Thermal production cuts fail to stem exports

AUSTRALIAN thermal coal producers’ efforts to address excess supply to stop the price fall have come to naught, with the nation’s exports continuing to grow.

Anthony Barich

National Australia Bank revealed in its latest commodities update this week that Australian thermal coal exports have risen 7.2% year on year in the first eight months of 2014, to 131 million tonnes.

It continues a trend noted by the Bureau of Resources and Energy Economics, which last month forecast Australian thermal coal production to increase at a moderate pace over 2014-15 and 2015-16.

BREE said announced mine closures would be “more than offset” by increased output from projects completed in previous years and producers increasing production to reduce unit costs to remain profitable.

It said lower coal prices had also reduced the incentive to invest in exploration, with many companies minimising their exploration activity as part of cost-cutting exercises.

“Australia’s coal exploration expenditure in 2013-14 was around $400 million, 27% lower than 2012-13,” BREE said.

“In the June quarter, expenditure was $81 million, down 32% from $120 million in the June quarter 2013.”

The production glut will only get worse.

BREE projects production growth to accelerate from 2016-17 as several projects completed during 2015 and 2016 approach full capacity, including Whitehaven Coal’s 10.9 million tonne per annum Maules Creek project and Idemitsu Kosan’s 3.5Mtpa Boggabri expansion.

NAB said thermal coal spot prices continued to drift lower in early September – down from recent levels of about $US70 ($A78.94) per tonne to $65.80/t (at the port of Newcastle) – the lowest level since May 2009.

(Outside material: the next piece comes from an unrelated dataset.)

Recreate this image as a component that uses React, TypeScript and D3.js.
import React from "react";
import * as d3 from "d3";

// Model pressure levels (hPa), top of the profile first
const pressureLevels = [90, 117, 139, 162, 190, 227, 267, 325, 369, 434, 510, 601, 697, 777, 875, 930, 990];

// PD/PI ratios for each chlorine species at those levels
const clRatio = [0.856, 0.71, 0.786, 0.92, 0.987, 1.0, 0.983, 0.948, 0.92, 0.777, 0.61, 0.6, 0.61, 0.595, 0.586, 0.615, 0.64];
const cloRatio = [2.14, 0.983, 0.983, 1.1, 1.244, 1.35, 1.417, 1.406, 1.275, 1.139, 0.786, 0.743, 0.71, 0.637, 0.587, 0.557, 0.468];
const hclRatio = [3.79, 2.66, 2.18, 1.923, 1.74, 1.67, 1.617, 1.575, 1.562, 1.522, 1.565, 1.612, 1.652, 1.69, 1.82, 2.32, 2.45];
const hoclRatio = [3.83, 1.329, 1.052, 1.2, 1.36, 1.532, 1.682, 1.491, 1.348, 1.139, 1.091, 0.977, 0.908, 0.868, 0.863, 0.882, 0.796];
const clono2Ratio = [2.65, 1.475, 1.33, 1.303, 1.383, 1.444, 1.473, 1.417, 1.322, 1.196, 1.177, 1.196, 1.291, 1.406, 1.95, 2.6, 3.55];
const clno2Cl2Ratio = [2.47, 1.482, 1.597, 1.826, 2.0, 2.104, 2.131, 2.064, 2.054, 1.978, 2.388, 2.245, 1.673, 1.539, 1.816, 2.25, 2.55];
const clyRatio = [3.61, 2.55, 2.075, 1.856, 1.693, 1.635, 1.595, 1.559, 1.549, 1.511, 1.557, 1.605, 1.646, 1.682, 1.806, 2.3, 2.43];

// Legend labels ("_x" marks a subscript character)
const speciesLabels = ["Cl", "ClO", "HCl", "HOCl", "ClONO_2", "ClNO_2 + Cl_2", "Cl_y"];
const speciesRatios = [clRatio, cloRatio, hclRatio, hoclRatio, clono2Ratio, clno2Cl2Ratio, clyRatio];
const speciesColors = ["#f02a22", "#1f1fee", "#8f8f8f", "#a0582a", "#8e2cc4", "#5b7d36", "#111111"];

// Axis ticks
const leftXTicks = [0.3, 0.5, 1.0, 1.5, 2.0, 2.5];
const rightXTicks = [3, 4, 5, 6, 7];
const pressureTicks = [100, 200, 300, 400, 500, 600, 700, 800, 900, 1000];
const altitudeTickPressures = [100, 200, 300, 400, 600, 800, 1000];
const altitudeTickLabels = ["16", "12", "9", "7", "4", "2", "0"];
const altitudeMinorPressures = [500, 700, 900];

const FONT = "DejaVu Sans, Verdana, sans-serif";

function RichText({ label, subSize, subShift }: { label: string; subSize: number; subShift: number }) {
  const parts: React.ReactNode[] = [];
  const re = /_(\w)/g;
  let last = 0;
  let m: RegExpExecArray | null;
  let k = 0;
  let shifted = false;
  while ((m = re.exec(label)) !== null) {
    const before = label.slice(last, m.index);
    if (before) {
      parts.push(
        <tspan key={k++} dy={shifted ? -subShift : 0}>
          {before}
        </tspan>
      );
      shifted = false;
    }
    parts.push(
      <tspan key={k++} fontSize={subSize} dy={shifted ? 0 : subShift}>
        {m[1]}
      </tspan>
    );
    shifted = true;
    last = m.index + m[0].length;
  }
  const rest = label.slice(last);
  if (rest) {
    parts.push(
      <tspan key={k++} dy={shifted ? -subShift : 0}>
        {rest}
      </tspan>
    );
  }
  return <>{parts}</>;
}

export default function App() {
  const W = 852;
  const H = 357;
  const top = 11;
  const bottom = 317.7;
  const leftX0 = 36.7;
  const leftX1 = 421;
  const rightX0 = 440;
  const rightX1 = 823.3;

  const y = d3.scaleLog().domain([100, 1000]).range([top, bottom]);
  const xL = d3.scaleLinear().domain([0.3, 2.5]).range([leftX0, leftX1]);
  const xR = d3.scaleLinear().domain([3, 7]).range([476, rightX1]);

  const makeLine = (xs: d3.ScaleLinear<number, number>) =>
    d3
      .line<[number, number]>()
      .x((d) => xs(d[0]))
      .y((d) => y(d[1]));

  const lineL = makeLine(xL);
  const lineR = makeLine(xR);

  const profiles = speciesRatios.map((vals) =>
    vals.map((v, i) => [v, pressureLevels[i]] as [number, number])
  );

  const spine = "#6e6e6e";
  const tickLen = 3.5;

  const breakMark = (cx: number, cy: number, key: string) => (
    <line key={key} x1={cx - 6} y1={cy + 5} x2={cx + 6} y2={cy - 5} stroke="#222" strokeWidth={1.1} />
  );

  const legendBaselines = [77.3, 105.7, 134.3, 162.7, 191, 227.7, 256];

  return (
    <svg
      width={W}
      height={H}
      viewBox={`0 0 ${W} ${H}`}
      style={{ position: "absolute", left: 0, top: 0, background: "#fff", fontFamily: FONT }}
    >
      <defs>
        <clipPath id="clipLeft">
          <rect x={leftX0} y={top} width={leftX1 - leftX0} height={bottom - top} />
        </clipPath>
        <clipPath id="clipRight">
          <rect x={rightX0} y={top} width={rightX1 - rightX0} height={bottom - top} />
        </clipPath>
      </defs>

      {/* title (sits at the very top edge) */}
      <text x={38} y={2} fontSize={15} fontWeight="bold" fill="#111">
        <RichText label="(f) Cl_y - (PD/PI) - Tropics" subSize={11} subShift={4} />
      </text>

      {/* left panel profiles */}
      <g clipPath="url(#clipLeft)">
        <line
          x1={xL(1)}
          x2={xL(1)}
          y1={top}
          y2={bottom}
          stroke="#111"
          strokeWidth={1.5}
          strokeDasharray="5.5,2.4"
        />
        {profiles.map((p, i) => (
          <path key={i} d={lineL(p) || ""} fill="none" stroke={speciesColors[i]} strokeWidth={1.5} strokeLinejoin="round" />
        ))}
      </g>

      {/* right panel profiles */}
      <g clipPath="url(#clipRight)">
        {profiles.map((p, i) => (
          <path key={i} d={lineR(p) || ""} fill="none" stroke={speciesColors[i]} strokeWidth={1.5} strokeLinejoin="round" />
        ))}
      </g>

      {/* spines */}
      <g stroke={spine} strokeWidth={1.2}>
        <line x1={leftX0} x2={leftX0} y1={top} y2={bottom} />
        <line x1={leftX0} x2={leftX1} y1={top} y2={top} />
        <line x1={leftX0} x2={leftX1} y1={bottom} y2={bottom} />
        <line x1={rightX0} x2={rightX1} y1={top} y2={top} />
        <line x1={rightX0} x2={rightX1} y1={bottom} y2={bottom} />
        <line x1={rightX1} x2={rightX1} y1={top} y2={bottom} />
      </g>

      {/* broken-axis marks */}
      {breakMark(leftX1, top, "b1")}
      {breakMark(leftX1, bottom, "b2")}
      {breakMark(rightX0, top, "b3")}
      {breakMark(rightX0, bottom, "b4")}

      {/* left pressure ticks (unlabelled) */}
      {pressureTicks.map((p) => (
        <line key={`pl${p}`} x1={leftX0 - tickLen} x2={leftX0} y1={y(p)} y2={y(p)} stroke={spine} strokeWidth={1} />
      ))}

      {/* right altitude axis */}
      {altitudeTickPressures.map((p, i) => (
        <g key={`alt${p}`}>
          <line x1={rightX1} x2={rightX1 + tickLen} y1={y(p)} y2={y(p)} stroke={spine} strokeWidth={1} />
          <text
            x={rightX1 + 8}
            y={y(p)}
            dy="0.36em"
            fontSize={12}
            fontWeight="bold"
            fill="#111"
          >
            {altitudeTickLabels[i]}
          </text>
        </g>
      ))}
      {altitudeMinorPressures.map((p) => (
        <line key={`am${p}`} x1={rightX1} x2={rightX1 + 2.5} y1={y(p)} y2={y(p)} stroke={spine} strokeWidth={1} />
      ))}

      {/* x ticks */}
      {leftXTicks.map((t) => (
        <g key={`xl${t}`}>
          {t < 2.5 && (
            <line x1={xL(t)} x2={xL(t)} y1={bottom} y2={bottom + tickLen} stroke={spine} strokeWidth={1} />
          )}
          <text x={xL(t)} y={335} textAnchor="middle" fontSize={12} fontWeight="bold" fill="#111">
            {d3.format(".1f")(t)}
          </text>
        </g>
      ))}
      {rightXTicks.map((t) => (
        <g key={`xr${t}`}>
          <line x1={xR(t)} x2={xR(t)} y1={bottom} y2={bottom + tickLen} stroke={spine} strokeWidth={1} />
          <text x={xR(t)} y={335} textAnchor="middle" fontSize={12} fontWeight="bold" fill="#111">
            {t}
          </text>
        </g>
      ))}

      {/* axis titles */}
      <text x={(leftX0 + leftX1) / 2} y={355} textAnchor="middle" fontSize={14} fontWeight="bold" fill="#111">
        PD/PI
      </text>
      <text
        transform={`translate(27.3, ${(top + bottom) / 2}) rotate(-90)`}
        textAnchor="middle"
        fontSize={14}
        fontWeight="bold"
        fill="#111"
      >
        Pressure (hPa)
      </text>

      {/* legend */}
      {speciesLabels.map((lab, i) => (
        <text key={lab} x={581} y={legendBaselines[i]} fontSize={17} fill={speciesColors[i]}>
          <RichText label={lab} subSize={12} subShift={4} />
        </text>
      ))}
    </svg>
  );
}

“That said, there may be a seasonal element in current trends – given a lull in demand post the northern summer and ahead of purchases for the winter,” NAB said.

“Stockpiles at Qinhuangdao, China’s largest coal port, edged down in August – in line with seasonal trends.”

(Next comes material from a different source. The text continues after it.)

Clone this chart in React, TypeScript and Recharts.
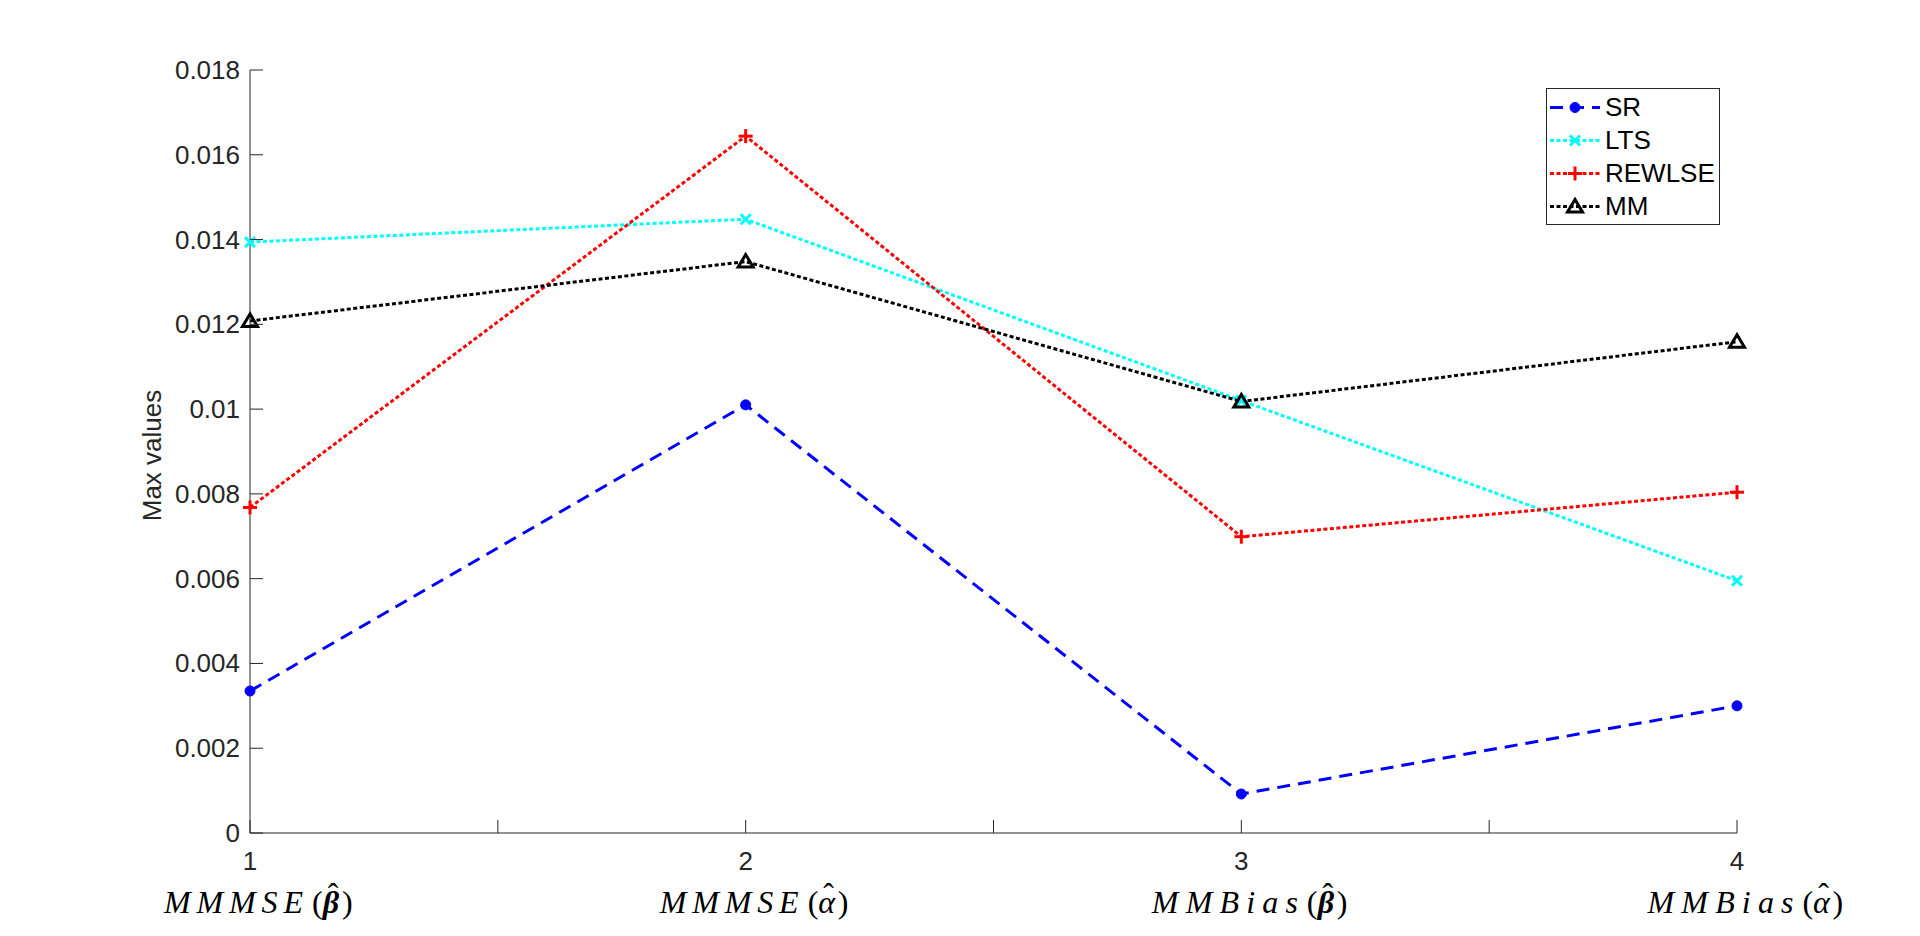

NAB said China’s imports of thermal coal had continued to weaken in recent months.

In the three months to August, thermal coal imports were about 13% lower than the same period in 2013.

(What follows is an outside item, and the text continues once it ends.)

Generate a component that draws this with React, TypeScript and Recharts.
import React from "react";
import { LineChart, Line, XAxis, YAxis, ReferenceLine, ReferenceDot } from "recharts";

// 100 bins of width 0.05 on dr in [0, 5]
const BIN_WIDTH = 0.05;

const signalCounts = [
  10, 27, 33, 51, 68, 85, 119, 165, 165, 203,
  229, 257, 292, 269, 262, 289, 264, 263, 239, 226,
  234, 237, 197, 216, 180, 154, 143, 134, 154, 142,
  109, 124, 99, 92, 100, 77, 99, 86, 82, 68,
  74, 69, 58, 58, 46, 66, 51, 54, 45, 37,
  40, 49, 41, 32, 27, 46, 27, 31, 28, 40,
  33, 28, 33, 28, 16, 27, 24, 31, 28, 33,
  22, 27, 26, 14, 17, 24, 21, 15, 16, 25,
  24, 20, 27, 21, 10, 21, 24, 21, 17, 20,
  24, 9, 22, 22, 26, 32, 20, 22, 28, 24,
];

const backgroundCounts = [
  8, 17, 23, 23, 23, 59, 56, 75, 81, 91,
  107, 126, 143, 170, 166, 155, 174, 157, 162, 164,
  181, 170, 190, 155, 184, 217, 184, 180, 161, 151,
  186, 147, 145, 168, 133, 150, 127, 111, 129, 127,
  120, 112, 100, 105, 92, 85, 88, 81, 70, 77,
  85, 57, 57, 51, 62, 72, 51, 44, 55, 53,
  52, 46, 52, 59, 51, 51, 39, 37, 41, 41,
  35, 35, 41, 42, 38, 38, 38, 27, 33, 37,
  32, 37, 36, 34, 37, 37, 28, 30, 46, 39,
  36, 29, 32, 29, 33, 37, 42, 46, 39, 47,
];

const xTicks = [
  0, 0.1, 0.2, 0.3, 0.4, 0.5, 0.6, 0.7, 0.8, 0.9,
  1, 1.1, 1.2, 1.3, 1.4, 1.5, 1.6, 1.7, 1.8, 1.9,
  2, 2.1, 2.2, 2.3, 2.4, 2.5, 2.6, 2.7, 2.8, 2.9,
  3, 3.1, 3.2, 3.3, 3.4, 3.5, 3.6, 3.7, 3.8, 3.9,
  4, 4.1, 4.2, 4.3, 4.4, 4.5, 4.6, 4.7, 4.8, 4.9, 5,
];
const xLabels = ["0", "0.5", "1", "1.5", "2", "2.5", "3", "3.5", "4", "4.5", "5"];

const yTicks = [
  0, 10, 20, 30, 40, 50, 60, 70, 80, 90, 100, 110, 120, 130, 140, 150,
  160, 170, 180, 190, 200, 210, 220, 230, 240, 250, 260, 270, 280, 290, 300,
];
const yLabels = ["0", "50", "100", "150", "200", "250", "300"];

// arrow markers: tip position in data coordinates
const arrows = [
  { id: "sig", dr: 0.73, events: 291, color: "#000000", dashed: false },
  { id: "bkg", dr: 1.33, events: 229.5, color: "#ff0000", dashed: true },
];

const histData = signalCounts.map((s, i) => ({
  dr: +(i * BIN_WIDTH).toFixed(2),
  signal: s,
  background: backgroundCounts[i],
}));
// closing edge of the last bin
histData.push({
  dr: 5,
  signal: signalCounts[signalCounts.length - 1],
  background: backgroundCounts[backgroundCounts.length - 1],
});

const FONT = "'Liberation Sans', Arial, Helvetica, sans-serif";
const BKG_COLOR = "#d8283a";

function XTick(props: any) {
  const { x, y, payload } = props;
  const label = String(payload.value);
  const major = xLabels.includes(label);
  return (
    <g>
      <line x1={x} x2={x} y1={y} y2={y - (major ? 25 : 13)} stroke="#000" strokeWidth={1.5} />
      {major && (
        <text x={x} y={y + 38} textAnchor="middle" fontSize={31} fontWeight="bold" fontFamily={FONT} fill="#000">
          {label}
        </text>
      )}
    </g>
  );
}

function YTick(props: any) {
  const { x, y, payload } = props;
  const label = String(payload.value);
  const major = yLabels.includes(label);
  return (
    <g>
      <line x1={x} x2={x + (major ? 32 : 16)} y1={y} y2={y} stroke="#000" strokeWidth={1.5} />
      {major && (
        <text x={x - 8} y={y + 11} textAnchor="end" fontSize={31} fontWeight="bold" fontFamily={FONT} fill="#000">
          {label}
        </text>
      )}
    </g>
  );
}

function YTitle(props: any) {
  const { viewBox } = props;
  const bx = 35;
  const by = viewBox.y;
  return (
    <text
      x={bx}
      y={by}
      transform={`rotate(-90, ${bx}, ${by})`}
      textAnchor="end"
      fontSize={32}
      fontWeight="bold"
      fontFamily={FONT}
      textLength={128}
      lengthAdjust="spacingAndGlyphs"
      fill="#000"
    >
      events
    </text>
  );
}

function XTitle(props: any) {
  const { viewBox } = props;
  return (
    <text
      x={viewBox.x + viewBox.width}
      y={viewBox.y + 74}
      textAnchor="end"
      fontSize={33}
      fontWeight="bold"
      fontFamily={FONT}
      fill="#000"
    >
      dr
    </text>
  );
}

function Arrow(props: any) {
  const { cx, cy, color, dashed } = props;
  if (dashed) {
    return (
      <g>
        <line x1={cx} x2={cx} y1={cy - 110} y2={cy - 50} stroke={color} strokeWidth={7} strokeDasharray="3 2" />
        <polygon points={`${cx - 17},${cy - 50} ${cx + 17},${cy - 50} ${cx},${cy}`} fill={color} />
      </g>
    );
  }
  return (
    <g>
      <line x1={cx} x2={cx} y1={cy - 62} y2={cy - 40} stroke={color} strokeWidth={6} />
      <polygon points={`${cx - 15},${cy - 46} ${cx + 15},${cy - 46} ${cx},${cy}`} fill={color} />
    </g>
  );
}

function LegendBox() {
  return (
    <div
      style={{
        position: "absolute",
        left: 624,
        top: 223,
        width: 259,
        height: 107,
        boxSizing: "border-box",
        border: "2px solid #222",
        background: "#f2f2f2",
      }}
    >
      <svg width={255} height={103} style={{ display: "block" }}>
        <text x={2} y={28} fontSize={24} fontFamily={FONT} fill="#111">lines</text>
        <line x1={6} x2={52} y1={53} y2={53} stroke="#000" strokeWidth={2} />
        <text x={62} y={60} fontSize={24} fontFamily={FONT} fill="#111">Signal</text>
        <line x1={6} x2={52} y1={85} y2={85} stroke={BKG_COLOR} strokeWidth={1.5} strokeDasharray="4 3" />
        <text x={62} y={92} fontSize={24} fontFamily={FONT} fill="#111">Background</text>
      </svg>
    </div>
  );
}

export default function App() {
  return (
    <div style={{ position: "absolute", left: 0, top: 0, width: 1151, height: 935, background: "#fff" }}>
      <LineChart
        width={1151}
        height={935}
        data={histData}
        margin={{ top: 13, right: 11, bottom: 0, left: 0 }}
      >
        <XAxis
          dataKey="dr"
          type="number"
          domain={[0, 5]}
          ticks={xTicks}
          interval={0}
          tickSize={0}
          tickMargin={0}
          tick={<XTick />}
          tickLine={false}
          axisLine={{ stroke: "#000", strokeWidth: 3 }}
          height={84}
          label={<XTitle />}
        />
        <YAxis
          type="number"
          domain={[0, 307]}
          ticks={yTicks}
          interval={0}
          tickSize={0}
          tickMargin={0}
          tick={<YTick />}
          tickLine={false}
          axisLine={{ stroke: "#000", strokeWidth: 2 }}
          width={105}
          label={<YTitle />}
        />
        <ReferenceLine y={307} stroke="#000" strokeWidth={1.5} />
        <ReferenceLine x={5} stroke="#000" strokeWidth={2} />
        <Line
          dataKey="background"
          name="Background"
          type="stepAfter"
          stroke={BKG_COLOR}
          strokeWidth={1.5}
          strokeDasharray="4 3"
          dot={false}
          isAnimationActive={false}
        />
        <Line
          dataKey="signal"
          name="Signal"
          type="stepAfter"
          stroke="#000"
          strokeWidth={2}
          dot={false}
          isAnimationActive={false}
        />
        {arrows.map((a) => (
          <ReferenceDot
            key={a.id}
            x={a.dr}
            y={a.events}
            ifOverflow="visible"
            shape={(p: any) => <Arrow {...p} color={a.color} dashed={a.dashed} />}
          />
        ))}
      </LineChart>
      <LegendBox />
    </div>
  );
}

In the first eight months of the year, imports were about 2% lower year on year.

The bank reiterated industry claims that few Australian producers were likely to be significantly impacted by China’s new policies to address pollution concerns, which will restrict production, consumption and import of high ash/high sulphur coal from the start of next year.

Reuters suggested that power plants – the country’s largest consumers of coal – might also be exempt.

“Sustained weakness in spot markets highlight some potential downside to our forecast for contract prices, which remain unchanged at $80/t for the next Japanese financial year commencing April 2015,” NAB said.

“However, prices could gradually recover as purchasing increases ahead of the northern winter.”